## start

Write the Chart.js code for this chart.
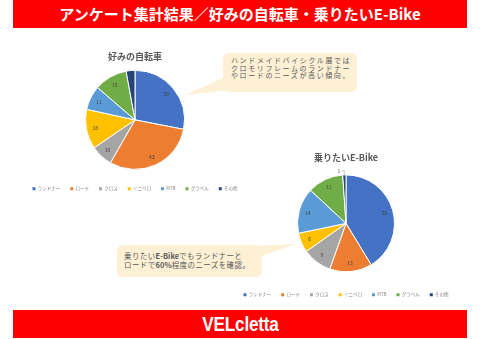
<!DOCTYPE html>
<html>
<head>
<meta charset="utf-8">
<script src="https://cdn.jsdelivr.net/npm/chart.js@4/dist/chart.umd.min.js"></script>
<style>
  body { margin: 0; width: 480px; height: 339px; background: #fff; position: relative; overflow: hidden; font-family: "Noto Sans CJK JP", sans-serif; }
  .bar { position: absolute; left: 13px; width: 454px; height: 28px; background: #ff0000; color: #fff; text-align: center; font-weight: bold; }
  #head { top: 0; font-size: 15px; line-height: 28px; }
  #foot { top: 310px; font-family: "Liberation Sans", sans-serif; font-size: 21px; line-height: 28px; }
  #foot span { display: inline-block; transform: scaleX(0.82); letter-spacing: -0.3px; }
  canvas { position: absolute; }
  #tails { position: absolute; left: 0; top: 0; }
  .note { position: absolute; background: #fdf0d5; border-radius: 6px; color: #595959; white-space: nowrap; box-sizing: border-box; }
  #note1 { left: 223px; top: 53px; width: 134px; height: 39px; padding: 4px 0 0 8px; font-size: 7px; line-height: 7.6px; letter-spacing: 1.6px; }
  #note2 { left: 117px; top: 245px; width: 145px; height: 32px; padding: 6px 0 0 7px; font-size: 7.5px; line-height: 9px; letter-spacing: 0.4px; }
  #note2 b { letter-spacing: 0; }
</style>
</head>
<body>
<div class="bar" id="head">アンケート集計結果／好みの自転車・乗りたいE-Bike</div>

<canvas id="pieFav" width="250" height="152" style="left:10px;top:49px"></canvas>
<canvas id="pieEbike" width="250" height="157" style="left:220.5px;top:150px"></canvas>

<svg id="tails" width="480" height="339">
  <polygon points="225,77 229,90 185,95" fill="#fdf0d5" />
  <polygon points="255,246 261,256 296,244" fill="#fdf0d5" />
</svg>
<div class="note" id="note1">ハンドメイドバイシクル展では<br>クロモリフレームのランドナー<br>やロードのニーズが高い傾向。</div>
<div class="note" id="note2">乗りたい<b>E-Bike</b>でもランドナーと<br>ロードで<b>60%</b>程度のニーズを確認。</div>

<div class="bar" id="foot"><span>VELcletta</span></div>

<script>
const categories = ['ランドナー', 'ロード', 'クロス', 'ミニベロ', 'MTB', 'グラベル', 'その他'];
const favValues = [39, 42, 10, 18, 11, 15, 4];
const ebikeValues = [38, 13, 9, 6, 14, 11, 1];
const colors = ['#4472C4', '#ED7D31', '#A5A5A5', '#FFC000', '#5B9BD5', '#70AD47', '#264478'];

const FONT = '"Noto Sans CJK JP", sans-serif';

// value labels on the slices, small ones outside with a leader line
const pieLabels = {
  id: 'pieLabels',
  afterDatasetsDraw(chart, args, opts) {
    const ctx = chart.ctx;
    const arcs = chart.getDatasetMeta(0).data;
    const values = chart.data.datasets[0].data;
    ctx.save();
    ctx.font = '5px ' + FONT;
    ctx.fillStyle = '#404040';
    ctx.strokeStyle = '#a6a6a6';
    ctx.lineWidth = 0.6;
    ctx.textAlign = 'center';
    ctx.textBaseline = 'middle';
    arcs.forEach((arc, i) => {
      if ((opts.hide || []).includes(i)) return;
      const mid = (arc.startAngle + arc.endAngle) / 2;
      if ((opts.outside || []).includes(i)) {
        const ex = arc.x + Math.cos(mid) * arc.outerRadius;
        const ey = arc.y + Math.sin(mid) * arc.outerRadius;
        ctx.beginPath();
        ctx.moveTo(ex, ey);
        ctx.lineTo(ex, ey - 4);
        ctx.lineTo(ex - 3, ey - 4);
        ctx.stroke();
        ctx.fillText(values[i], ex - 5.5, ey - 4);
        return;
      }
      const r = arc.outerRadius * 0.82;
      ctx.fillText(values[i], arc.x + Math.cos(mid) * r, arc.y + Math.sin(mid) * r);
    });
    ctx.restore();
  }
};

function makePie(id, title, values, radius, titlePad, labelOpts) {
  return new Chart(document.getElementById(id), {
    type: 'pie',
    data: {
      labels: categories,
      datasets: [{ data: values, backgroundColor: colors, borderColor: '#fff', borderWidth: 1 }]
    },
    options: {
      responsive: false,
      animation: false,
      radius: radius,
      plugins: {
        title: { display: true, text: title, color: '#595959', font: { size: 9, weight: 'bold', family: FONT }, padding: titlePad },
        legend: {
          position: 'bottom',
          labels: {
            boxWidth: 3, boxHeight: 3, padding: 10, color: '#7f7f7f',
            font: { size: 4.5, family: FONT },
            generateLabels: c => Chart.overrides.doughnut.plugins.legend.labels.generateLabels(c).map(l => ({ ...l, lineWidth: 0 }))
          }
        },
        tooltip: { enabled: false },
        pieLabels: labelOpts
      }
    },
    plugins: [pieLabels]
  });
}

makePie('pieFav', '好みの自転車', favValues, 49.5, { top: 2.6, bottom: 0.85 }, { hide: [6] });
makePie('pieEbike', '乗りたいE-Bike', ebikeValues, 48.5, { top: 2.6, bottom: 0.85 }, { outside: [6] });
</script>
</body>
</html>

## end

Exercise directions
Quote the full listing above word for word; exclude every picture from the copy.

Expected answer
Write the Chart.js code for this chart.
<!DOCTYPE html>
<html>
<head>
<meta charset="utf-8">
<script src="https://cdn.jsdelivr.net/npm/chart.js@4/dist/chart.umd.min.js"></script>
<style>
  body { margin: 0; width: 480px; height: 339px; background: #fff; position: relative; overflow: hidden; font-family: "Noto Sans CJK JP", sans-serif; }
  .bar { position: absolute; left: 13px; width: 454px; height: 28px; background: #ff0000; color: #fff; text-align: center; font-weight: bold; }
  #head { top: 0; font-size: 15px; line-height: 28px; }
  #foot { top: 310px; font-family: "Liberation Sans", sans-serif; font-size: 21px; line-height: 28px; }
  #foot span { display: inline-block; transform: scaleX(0.82); letter-spacing: -0.3px; }
  canvas { position: absolute; }
  #tails { position: absolute; left: 0; top: 0; }
  .note { position: absolute; background: #fdf0d5; border-radius: 6px; color: #595959; white-space: nowrap; box-sizing: border-box; }
  #note1 { left: 223px; top: 53px; width: 134px; height: 39px; padding: 4px 0 0 8px; font-size: 7px; line-height: 7.6px; letter-spacing: 1.6px; }
  #note2 { left: 117px; top: 245px; width: 145px; height: 32px; padding: 6px 0 0 7px; font-size: 7.5px; line-height: 9px; letter-spacing: 0.4px; }
  #note2 b { letter-spacing: 0; }
</style>
</head>
<body>
<div class="bar" id="head">アンケート集計結果／好みの自転車・乗りたいE-Bike</div>

<canvas id="pieFav" width="250" height="152" style="left:10px;top:49px"></canvas>
<canvas id="pieEbike" width="250" height="157" style="left:220.5px;top:150px"></canvas>

<svg id="tails" width="480" height="339">
  <polygon points="225,77 229,90 185,95" fill="#fdf0d5" />
  <polygon points="255,246 261,256 296,244" fill="#fdf0d5" />
</svg>
<div class="note" id="note1">ハンドメイドバイシクル展では<br>クロモリフレームのランドナー<br>やロードのニーズが高い傾向。</div>
<div class="note" id="note2">乗りたい<b>E-Bike</b>でもランドナーと<br>ロードで<b>60%</b>程度のニーズを確認。</div>

<div class="bar" id="foot"><span>VELcletta</span></div>

<script>
const categories = ['ランドナー', 'ロード', 'クロス', 'ミニベロ', 'MTB', 'グラベル', 'その他'];
const favValues = [39, 42, 10, 18, 11, 15, 4];
const ebikeValues = [38, 13, 9, 6, 14, 11, 1];
const colors = ['#4472C4', '#ED7D31', '#A5A5A5', '#FFC000', '#5B9BD5', '#70AD47', '#264478'];

const FONT = '"Noto Sans CJK JP", sans-serif';

// value labels on the slices, small ones outside with a leader line
const pieLabels = {
  id: 'pieLabels',
  afterDatasetsDraw(chart, args, opts) {
    const ctx = chart.ctx;
    const arcs = chart.getDatasetMeta(0).data;
    const values = chart.data.datasets[0].data;
    ctx.save();
    ctx.font = '5px ' + FONT;
    ctx.fillStyle = '#404040';
    ctx.strokeStyle = '#a6a6a6';
    ctx.lineWidth = 0.6;
    ctx.textAlign = 'center';
    ctx.textBaseline = 'middle';
    arcs.forEach((arc, i) => {
      if ((opts.hide || []).includes(i)) return;
      const mid = (arc.startAngle + arc.endAngle) / 2;
      if ((opts.outside || []).includes(i)) {
        const ex = arc.x + Math.cos(mid) * arc.outerRadius;
        const ey = arc.y + Math.sin(mid) * arc.outerRadius;
        ctx.beginPath();
        ctx.moveTo(ex, ey);
        ctx.lineTo(ex, ey - 4);
        ctx.lineTo(ex - 3, ey - 4);
        ctx.stroke();
        ctx.fillText(values[i], ex - 5.5, ey - 4);
        return;
      }
      const r = arc.outerRadius * 0.82;
      ctx.fillText(values[i], arc.x + Math.cos(mid) * r, arc.y + Math.sin(mid) * r);
    });
    ctx.restore();
  }
};

function makePie(id, title, values, radius, titlePad, labelOpts) {
  return new Chart(document.getElementById(id), {
    type: 'pie',
    data: {
      labels: categories,
      datasets: [{ data: values, backgroundColor: colors, borderColor: '#fff', borderWidth: 1 }]
    },
    options: {
      responsive: false,
      animation: false,
      radius: radius,
      plugins: {
        title: { display: true, text: title, color: '#595959', font: { size: 9, weight: 'bold', family: FONT }, padding: titlePad },
        legend: {
          position: 'bottom',
          labels: {
            boxWidth: 3, boxHeight: 3, padding: 10, color: '#7f7f7f',
            font: { size: 4.5, family: FONT },
            generateLabels: c => Chart.overrides.doughnut.plugins.legend.labels.generateLabels(c).map(l => ({ ...l, lineWidth: 0 }))
          }
        },
        tooltip: { enabled: false },
        pieLabels: labelOpts
      }
    },
    plugins: [pieLabels]
  });
}

makePie('pieFav', '好みの自転車', favValues, 49.5, { top: 2.6, bottom: 0.85 }, { hide: [6] });
makePie('pieEbike', '乗りたいE-Bike', ebikeValues, 48.5, { top: 2.6, bottom: 0.85 }, { outside: [6] });
</script>
</body>
</html>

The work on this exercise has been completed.